(Your task):
Print, word for word, the opening line of the data below and every line after it through the line that contains "(q1) at (220,95)", but not the pictures.

(Data):

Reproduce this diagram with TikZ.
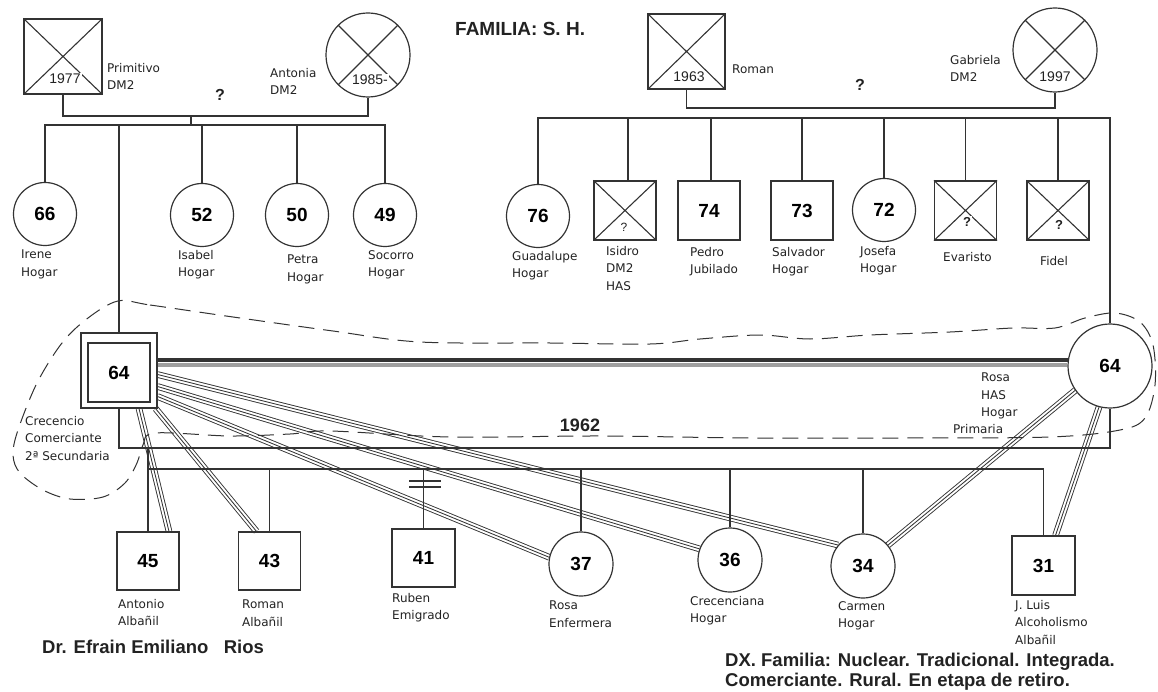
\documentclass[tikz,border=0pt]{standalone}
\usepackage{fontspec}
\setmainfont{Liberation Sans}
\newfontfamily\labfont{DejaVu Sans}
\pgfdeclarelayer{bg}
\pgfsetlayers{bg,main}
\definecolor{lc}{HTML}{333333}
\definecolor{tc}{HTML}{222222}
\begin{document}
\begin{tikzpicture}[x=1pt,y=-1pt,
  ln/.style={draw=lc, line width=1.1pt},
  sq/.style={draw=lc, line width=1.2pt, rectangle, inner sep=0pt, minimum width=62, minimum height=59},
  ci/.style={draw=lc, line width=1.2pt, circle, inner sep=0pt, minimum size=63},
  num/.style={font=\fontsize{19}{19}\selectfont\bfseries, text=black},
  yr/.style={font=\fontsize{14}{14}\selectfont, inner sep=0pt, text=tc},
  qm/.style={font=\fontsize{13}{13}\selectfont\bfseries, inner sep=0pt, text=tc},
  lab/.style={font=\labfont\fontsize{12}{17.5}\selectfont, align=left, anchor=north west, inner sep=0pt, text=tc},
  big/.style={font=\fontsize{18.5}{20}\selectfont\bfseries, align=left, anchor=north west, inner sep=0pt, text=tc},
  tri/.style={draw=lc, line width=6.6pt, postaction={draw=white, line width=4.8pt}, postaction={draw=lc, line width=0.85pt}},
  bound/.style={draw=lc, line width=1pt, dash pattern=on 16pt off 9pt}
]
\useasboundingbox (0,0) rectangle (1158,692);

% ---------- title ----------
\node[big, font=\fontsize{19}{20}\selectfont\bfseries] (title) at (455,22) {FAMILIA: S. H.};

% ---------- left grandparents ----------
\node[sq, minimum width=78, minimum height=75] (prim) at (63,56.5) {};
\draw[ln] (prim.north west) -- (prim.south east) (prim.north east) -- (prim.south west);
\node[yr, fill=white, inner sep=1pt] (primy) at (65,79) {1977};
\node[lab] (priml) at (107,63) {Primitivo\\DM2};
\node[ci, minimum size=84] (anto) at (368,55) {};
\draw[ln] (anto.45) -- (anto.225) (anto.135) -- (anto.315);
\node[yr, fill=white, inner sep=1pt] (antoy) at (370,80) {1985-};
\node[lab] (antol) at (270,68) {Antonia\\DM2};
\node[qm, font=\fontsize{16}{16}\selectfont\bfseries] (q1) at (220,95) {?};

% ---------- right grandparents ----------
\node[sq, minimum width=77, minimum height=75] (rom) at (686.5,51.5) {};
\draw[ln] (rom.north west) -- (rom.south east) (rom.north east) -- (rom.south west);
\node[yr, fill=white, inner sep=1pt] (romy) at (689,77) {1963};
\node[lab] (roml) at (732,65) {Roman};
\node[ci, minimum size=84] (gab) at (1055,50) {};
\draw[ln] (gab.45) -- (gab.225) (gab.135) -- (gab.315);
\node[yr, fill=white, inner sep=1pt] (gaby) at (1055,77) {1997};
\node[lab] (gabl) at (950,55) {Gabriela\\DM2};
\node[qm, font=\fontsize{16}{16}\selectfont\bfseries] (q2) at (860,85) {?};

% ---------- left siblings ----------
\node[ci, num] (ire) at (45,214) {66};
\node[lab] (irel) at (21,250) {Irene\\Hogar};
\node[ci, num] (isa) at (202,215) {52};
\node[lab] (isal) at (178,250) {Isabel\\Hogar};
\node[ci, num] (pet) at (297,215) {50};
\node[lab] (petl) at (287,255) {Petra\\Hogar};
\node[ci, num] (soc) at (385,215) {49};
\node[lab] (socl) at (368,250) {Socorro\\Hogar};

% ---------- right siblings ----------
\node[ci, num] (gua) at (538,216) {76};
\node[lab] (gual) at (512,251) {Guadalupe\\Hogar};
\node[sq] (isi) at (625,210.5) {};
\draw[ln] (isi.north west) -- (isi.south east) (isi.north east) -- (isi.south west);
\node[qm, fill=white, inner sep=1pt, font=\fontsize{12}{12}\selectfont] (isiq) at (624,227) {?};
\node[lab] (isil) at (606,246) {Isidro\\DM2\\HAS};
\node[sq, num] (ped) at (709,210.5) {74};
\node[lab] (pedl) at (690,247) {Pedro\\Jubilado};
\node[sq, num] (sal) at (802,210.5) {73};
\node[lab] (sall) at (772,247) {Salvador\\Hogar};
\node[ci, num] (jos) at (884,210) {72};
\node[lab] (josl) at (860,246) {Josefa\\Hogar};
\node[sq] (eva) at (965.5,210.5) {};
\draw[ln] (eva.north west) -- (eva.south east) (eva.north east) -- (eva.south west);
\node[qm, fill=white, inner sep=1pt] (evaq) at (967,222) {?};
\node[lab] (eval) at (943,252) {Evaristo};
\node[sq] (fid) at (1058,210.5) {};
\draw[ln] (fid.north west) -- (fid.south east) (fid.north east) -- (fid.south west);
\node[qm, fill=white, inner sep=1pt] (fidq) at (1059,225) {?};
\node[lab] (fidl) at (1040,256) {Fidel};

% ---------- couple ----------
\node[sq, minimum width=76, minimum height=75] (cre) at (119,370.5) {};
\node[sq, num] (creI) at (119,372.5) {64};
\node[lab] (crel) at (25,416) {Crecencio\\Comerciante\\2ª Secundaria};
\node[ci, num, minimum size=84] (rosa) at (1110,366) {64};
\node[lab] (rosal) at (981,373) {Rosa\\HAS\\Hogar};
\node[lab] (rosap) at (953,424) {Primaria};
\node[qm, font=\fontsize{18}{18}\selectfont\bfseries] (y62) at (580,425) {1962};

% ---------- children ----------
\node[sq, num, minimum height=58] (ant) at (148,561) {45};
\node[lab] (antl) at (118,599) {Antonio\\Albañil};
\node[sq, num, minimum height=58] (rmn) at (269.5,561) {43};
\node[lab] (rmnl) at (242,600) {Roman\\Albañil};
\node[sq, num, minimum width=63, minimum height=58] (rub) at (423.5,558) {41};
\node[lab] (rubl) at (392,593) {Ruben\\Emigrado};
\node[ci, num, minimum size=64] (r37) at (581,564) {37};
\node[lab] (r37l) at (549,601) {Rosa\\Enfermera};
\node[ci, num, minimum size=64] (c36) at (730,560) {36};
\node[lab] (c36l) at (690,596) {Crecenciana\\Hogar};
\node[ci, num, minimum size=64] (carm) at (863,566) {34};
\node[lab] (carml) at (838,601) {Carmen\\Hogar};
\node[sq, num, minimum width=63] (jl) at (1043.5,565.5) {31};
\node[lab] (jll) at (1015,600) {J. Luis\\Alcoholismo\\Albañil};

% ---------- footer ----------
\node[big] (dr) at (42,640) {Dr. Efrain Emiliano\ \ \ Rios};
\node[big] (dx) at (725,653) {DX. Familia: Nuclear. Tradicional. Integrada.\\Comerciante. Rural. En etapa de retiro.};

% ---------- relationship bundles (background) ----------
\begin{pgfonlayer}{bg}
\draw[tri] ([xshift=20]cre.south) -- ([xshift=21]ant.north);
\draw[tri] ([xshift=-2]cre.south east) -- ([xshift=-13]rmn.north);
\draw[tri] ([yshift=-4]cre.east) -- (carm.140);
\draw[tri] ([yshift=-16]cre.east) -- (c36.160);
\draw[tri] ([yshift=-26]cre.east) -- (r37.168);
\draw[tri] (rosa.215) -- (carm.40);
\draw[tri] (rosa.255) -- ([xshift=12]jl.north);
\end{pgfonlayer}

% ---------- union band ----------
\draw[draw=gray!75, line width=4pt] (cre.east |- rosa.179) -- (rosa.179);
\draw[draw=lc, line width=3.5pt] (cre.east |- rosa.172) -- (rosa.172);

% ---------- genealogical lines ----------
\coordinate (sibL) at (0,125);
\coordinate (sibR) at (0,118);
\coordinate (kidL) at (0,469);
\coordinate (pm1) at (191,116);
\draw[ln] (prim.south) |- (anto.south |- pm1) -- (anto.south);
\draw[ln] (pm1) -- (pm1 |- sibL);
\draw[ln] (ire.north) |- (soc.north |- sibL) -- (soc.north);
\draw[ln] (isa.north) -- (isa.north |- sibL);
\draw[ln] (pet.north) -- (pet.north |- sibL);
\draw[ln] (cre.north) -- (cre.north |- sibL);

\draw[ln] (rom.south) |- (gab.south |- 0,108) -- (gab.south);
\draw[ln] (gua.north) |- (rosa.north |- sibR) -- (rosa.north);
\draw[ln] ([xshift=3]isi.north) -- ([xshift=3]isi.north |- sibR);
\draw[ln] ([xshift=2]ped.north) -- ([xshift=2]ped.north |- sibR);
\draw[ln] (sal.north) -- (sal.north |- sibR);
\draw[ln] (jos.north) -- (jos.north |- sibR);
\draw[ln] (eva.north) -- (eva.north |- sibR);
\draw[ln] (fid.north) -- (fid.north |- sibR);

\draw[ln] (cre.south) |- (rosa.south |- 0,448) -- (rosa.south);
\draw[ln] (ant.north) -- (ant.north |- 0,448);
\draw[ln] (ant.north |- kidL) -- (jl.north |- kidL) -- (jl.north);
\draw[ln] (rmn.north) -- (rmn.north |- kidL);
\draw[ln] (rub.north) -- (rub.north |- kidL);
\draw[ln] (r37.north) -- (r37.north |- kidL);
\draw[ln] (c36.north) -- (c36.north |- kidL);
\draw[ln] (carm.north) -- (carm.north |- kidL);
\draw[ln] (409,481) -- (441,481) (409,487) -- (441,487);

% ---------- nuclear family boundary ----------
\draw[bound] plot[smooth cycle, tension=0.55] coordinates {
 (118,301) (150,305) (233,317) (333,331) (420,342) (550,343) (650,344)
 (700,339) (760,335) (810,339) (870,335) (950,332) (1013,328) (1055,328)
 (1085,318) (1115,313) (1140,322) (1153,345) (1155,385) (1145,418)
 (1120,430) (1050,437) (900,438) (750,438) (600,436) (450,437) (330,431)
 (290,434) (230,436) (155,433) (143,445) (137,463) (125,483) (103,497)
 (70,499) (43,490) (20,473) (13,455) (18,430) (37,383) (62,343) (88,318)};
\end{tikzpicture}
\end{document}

(Written solution):
Reproduce this diagram with TikZ.
\documentclass[tikz,border=0pt]{standalone}
\usepackage{fontspec}
\setmainfont{Liberation Sans}
\newfontfamily\labfont{DejaVu Sans}
\pgfdeclarelayer{bg}
\pgfsetlayers{bg,main}
\definecolor{lc}{HTML}{333333}
\definecolor{tc}{HTML}{222222}
\begin{document}
\begin{tikzpicture}[x=1pt,y=-1pt,
  ln/.style={draw=lc, line width=1.1pt},
  sq/.style={draw=lc, line width=1.2pt, rectangle, inner sep=0pt, minimum width=62, minimum height=59},
  ci/.style={draw=lc, line width=1.2pt, circle, inner sep=0pt, minimum size=63},
  num/.style={font=\fontsize{19}{19}\selectfont\bfseries, text=black},
  yr/.style={font=\fontsize{14}{14}\selectfont, inner sep=0pt, text=tc},
  qm/.style={font=\fontsize{13}{13}\selectfont\bfseries, inner sep=0pt, text=tc},
  lab/.style={font=\labfont\fontsize{12}{17.5}\selectfont, align=left, anchor=north west, inner sep=0pt, text=tc},
  big/.style={font=\fontsize{18.5}{20}\selectfont\bfseries, align=left, anchor=north west, inner sep=0pt, text=tc},
  tri/.style={draw=lc, line width=6.6pt, postaction={draw=white, line width=4.8pt}, postaction={draw=lc, line width=0.85pt}},
  bound/.style={draw=lc, line width=1pt, dash pattern=on 16pt off 9pt}
]
\useasboundingbox (0,0) rectangle (1158,692);

% ---------- title ----------
\node[big, font=\fontsize{19}{20}\selectfont\bfseries] (title) at (455,22) {FAMILIA: S. H.};

% ---------- left grandparents ----------
\node[sq, minimum width=78, minimum height=75] (prim) at (63,56.5) {};
\draw[ln] (prim.north west) -- (prim.south east) (prim.north east) -- (prim.south west);
\node[yr, fill=white, inner sep=1pt] (primy) at (65,79) {1977};
\node[lab] (priml) at (107,63) {Primitivo\\DM2};
\node[ci, minimum size=84] (anto) at (368,55) {};
\draw[ln] (anto.45) -- (anto.225) (anto.135) -- (anto.315);
\node[yr, fill=white, inner sep=1pt] (antoy) at (370,80) {1985-};
\node[lab] (antol) at (270,68) {Antonia\\DM2};
\node[qm, font=\fontsize{16}{16}\selectfont\bfseries] (q1) at (220,95) {?};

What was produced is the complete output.